When the kids finally were reunited with their dad, they were overjoyed and you could just see the pride on their faces. They both stared at him for a few moments, not really believing he was standing in front of them, until finally it hit them…Daddy was home! And all was right in their world. They no longer had to go to sleep without a goodnight hug and kiss from daddy. They had so much to share with him that they had done over the last ten months, I was afraid they would overwhelm him but he was just as excited to hear it all as they were to share!

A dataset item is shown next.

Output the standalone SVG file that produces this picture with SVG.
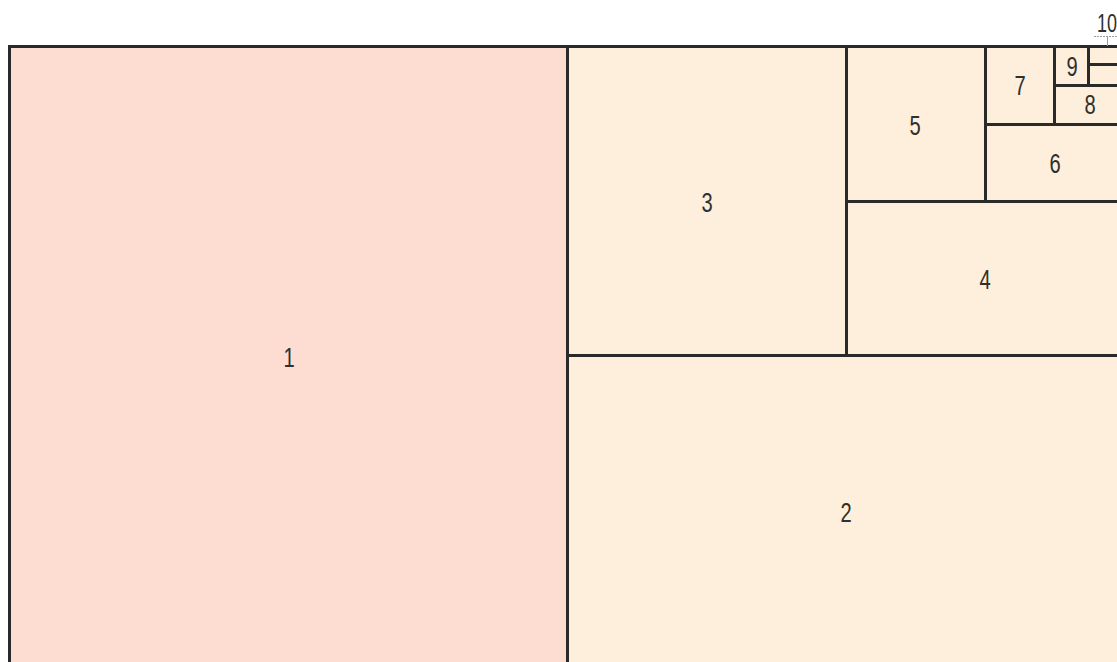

Everyday since has been just as incredible as the first day having him home again. We are all so much more appreciative of our family and what we have. We have hunkered down at home, not really wanting to venture out and away from each other too much. It’s been so wonderful being able to spend so much time with each other and figuring out how we all fit back together. I know there will be frustrations still to come, as we all determine our family roles again, but for now these moments together as a family, and as daddy and child, are priceless. Our family has been strengthened through this deployment and our priorities have been made clear. It was a long, and at times difficult road to this happy reunion, but we made it, we are better because of it, and we did it together…as a family.